Aquarela de Edmond Pink, 1823
Reprodução: http://historiaehistoria.com.br
  Para Hilsdorf é possível acompanhar esse movimento de substituição a partir da recuperação do cotidiano do Seminário das Educandas, instituição criada em 1825 com a finalidade de abrigar e formar crianças pobres, órfãs de militares e, a partir de 1845, os expostos da Roda da Santa Casa (p. 192), nos seus primeiros anos, apresentando-o “como espaço de formação atravessado pelas expectativas conflitantes que o público (Estado e hierarquia eclesiástica iluminista) e privado (família e religiosidade popular) tinham acerca das mulheres e da sua educação” (p. 192).

   O Estado e a hierarquia eclesiástica, os criadores do Seminário, desejavam que as meninas aí abrigadas se tornassem mães e esposas pela educação e instrução. Para isso, indicavam no Estatuto que o diretor fosse pessoa temente a Deus, de vida exemplar, com conhecimentos necessários para ensinar a ler e escrever, fiar e coser. Para que o Estatuto fosse cumprido, faziam pressão junto aos diretores e regentes. Contudo, os relatórios apresentados mostravam que as exigências não eram cumpridas. Entre os anos de 1826 e 1827, por exemplo, as meninas aprenderam apenas ler, costurar, a amarrar pussá, engomar, bordar, fazer flores e crivo e fiar algodão, não atingiram, assim, segundo Hilsdorf, uma escolarização elementar (p. 197).

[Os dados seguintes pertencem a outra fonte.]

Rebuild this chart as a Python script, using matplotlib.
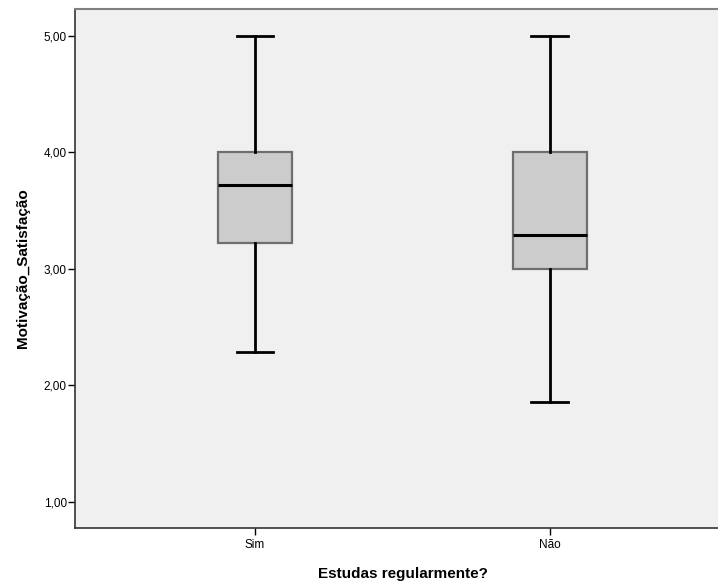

    Segundo a autora, essa fragilidade do ensino pode ser considerada como uma manifestação de uma sociedade oral, ligada ao componente ascético da devoção beata e popular, reprimida pelo governo ilustrado e pelo clero iluminista, porém incutido no cotidiano do Seminário (p. 198). Dona Eliziária Espínola, uma das primeiras diretoras, foi acusada, por exemplo, de dirigir o Seminário como se esse fosse um recolhimento, pois enclausurava as meninas, educava-as como se fossem religiosas. Em sua defesa, a referida diretora, afirmou apenas que assim agia devido a sua sensibilidade (Hilsdorf, p. 198) e deixou a direção da instituição.